[BEGIN Dataset excerpt]

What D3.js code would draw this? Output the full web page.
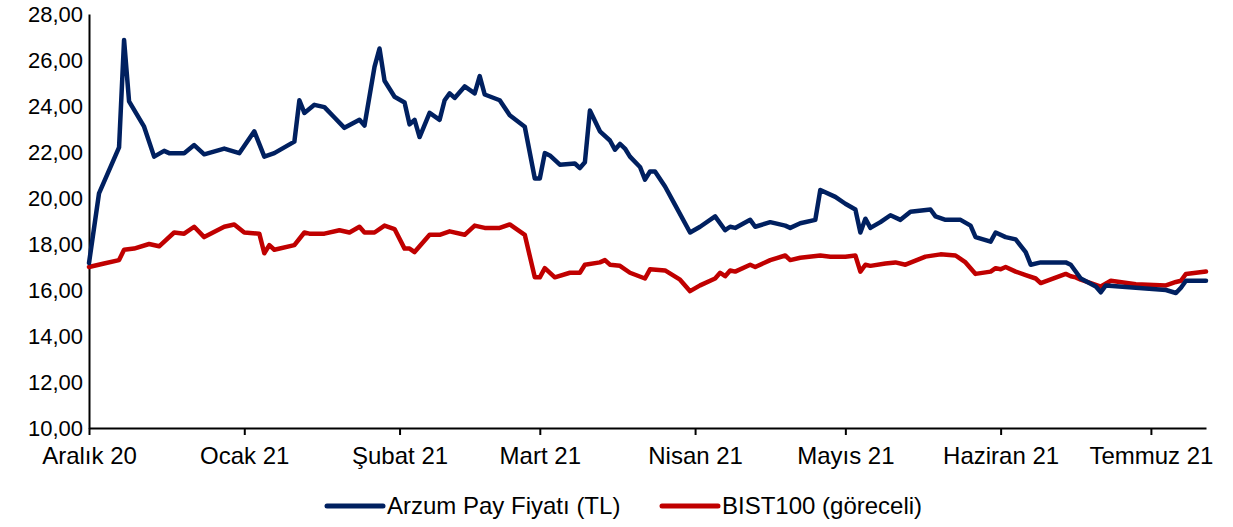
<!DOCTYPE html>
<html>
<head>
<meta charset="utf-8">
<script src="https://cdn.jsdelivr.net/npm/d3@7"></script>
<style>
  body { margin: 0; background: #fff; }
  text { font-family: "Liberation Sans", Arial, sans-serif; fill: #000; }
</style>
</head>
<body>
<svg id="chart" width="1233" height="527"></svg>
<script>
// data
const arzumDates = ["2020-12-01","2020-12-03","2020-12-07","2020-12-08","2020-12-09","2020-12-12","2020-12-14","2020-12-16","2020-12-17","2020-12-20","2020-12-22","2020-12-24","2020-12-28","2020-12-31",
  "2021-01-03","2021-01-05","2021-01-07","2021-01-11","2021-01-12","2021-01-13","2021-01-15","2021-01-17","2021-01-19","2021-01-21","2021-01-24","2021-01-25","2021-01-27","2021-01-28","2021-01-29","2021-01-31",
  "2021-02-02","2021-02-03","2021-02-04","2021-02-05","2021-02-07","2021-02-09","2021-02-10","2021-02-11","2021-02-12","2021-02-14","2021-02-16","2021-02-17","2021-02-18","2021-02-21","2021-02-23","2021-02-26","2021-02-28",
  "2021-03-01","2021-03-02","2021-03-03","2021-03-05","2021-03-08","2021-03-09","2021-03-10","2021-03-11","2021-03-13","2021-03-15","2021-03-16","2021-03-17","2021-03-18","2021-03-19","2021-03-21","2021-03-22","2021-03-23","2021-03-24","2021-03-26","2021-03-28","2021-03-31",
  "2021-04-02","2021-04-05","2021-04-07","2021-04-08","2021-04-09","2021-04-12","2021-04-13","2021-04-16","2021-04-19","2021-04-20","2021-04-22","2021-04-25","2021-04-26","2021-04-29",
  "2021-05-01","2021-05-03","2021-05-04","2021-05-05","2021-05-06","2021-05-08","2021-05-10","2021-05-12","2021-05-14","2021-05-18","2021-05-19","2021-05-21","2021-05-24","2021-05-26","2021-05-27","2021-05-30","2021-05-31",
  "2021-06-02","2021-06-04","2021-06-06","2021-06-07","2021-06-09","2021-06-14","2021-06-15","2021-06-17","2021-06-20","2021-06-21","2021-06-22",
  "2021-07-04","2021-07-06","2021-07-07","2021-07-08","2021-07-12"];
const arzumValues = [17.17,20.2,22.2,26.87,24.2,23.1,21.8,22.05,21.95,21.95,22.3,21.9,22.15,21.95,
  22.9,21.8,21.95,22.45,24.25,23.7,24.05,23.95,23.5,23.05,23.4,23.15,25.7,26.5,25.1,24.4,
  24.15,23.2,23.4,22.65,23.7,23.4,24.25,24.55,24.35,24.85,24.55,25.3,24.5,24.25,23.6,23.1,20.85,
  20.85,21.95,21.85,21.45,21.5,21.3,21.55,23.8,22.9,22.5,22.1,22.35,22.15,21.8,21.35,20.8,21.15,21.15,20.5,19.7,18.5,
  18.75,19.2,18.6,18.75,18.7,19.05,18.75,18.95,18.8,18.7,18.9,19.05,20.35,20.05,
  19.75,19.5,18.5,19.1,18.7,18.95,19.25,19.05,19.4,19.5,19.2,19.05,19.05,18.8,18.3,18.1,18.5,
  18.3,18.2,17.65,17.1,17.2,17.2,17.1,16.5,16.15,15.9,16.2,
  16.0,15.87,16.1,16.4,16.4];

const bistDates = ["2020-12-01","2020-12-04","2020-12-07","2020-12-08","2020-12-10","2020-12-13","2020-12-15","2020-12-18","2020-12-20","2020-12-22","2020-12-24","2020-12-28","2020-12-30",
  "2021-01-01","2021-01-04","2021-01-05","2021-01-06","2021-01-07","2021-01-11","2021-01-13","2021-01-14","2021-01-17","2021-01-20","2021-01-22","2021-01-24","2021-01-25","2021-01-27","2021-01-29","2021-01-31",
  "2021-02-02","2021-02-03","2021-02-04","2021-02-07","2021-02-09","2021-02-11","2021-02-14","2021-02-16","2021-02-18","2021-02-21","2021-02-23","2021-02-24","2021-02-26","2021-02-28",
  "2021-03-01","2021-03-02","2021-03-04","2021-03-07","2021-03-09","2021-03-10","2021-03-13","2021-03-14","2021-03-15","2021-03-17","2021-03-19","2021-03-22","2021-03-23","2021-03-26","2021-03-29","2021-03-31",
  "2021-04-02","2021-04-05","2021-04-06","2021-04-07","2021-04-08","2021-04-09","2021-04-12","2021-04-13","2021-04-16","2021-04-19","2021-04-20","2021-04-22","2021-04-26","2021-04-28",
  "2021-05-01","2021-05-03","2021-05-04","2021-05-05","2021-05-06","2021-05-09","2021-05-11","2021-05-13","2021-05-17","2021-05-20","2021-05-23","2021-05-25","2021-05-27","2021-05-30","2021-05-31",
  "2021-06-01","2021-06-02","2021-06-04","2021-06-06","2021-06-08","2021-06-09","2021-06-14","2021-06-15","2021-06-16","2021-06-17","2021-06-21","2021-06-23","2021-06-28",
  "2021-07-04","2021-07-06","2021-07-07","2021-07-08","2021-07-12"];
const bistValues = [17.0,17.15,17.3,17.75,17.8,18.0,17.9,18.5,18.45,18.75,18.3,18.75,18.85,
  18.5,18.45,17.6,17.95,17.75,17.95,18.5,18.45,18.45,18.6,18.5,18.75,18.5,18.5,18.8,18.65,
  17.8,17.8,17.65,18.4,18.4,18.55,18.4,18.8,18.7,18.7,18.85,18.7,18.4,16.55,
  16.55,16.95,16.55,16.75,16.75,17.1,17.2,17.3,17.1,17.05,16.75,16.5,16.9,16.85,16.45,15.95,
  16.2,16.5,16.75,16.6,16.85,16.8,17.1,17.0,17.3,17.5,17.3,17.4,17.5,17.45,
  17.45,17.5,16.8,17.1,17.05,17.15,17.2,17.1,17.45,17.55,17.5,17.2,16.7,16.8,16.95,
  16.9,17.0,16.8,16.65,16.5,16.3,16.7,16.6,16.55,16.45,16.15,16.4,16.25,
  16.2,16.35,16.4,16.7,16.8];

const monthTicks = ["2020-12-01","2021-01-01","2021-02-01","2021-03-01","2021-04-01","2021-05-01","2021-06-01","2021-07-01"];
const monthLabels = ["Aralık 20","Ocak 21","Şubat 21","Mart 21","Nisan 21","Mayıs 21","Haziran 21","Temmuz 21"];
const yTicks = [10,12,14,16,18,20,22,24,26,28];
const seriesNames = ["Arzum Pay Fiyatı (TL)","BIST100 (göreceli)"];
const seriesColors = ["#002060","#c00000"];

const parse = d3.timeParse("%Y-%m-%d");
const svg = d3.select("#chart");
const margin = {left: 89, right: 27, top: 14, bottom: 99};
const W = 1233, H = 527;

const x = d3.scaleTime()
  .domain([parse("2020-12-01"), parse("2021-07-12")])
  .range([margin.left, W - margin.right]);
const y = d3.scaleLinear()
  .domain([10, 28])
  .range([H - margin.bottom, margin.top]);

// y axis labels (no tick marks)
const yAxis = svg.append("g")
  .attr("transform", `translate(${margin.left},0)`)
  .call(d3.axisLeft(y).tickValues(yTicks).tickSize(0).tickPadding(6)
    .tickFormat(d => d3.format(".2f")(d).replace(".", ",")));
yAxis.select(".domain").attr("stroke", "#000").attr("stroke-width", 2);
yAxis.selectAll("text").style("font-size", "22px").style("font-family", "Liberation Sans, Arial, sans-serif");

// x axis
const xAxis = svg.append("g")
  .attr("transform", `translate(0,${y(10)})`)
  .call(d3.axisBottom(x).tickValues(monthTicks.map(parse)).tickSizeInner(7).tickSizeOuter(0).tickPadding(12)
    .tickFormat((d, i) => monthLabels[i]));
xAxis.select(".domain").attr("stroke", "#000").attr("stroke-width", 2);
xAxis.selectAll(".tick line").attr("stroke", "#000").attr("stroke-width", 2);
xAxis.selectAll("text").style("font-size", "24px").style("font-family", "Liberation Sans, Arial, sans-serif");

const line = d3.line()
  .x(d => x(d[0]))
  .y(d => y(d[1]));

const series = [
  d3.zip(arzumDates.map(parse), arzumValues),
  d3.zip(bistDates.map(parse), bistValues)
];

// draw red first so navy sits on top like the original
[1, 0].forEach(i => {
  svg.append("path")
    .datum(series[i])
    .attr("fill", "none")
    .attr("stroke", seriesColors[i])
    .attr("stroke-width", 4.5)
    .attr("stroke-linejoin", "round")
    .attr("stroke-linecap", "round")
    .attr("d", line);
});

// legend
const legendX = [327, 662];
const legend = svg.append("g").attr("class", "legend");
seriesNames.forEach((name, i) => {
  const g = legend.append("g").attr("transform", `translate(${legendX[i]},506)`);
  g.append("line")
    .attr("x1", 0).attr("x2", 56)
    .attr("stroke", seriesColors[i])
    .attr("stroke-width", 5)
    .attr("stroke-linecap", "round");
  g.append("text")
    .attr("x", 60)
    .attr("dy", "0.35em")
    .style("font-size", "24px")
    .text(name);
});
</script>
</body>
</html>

[END Dataset excerpt]

(Exercise prompt)
Identify the lines above that contain the word "draw", then copy them.

(Finished exercise)
What D3.js code would draw this? Output the full web page.
// draw red first so navy sits on top like the original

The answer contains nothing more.